The cool touch of the air conditioning embracing your skin after an eight mile run at Wildwood is the best feeling anyone can experience. I joined the high school cross country team three painful years ago and I put in a countless amount of miles in, but every Wednesday, the team travels to the corner Alexis and Douglas Roads to Speedway. The building has dirty floors, but spotless slushy dispensers. We can obtain free fifty-four ounce drinks if we buy enough over the summer. It is worth the money easily. The sweat is dripping down our faces as we pull the lever to try to get a sip of Heaven. As we order, it appears that the team are just hooligans that are causing trouble, but we constantly get compliments from various people who appreciate the kindness and respect we give them willingly. After the team orders, we all walk outside and sit next to the ice cold Arctic Glacier Ice Dispenser. Since we get refreshing slushies there so often, many people on the team receives a red and blue card that reads “Speedy Rewards Membership Card: Fast, Free & Easy!” That simple statement can either describe the sport of cross country and the Cross Country team as a whole.
Fast. When people ponder the idea of cross country, the first thing that may come to mind is the word “fast”. During the season, crowds of people come to observe a five kilometer race that may take only eighteen minutes. Why? One possible reason is to support their family or friends. Another reason is to have an idea what the word “fast” actually means in terms of time and speed. During the varsity meets, crowds may only see their child race for five seconds and then they are back in the muddy woods pushing and shoving each other into branches and thorns trying to push each other to their limits before the other runner backs off and gives up. People watching this form of brutality and determination, may wonder how do runners not give up throughout the season. But as a runner, I know that the season also goes by extremely fast. It feels like yesterday that I just began running for the junior high team, climbing and exploring on long, rough vines in the woods and it feels that I was at camp in upper Michigan and running along the glistening lake of Lake Michigan in mid-summer July. I can remember each dirt path I still ran on at camp, the old, beat up cabins named after birds, and the beat up totem that you walk next to while entering the ring of cabins. That is what the word “fast” means to me.
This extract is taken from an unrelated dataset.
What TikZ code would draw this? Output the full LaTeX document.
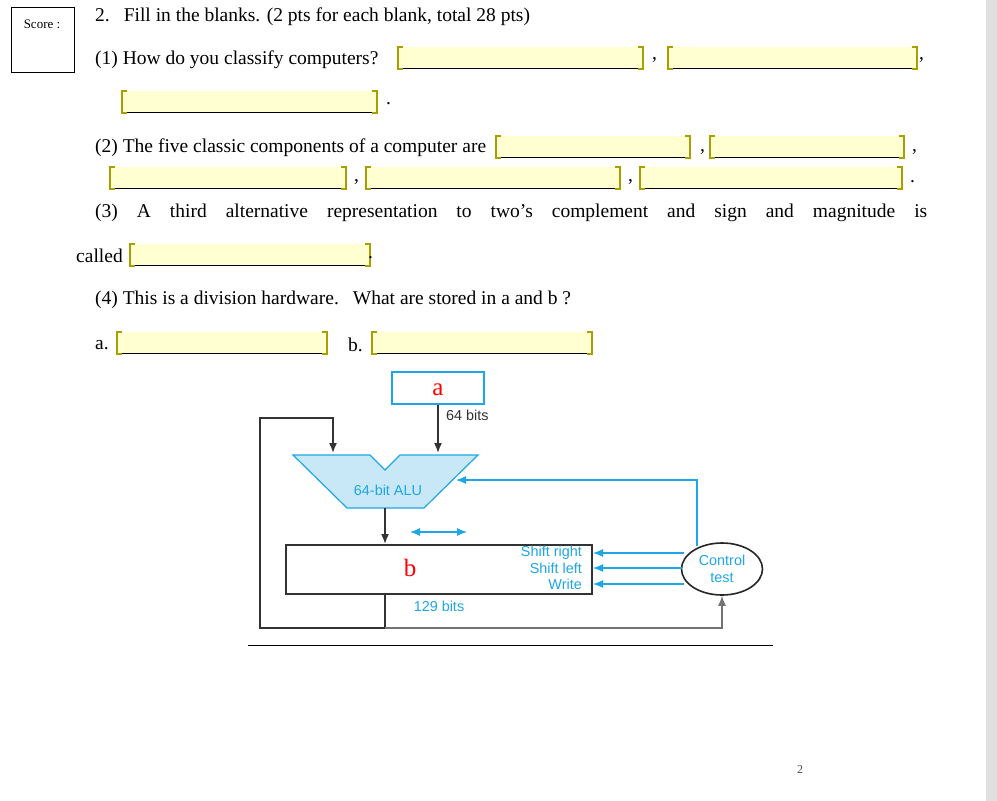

Free. The thought of the word “free” does not usually involve sports unless the word “not” is before it. Sports at any level of play is extremely expensive. The cost of playing a sport can range from a few hundred dollars to a few thousand dollars. After a long and tiring day of school, I cannot wait to be finally free from the jail everyone calls school. Everyone in the jail is so depressing with their blank faces and no emotions are present except for sadness or maybe anger. Once I step on the beat up track, I feel like I can soar through the sky and that I can overcome anything that comes my way. Running allows anyone who participates in the sport to have a sense of freedom from the pain of life. Freedom can come in many shapes and sizes; some people may swim, dance or play a musical instrument just to be free for one minute from whatever may be a burden in their life. For me it is running. That is what the true meaning of freedom is and the feeling of being on the track or course is irreplaceable.
Easy. The grumpy, old man that prevents running from being easy to thirty sweaty boys is named Coach Earl. On the outside, Earl is seen by some as a devil or an evil man who glares at his runners with his black, beady eyes which appears to be soul-less. It seems that he despises the team and has no respect for anyone with his harsh workouts and high mileage, that by no chance would be easy for anyone. But in reality, Earl does make it easy for his runners to succeed and to have an enjoyable time with the extensive mileage plans and team bonding activities, such as, travelling to Speedway or swimming at the quarry. Coach Earl has been a blessing in my life. Without his tough coaching style, my times would not be nearly as fast as they are and I would not have nearly as many friends as I do. Thanks to Coach Earl, my life became a little bit easier through running.
Cross country has made a major impact on my life. The friendships I made will last hopefully a lifetime. Hard work and dedication are also ideas and lessons I learned from running cross country. I am not saying running is the very best sport to participate in, but everyone makes new friends and learns new lessons each and every day. The thought of not being a part of the team is unimaginable and I am ecstatic that I chose to run cross country. The Speedy Rewards Card is a way to express the excitement and love between teammates and how much the team enjoys to be around one another. Cross Country as a whole can be described as “Fast, Free & Easy!”.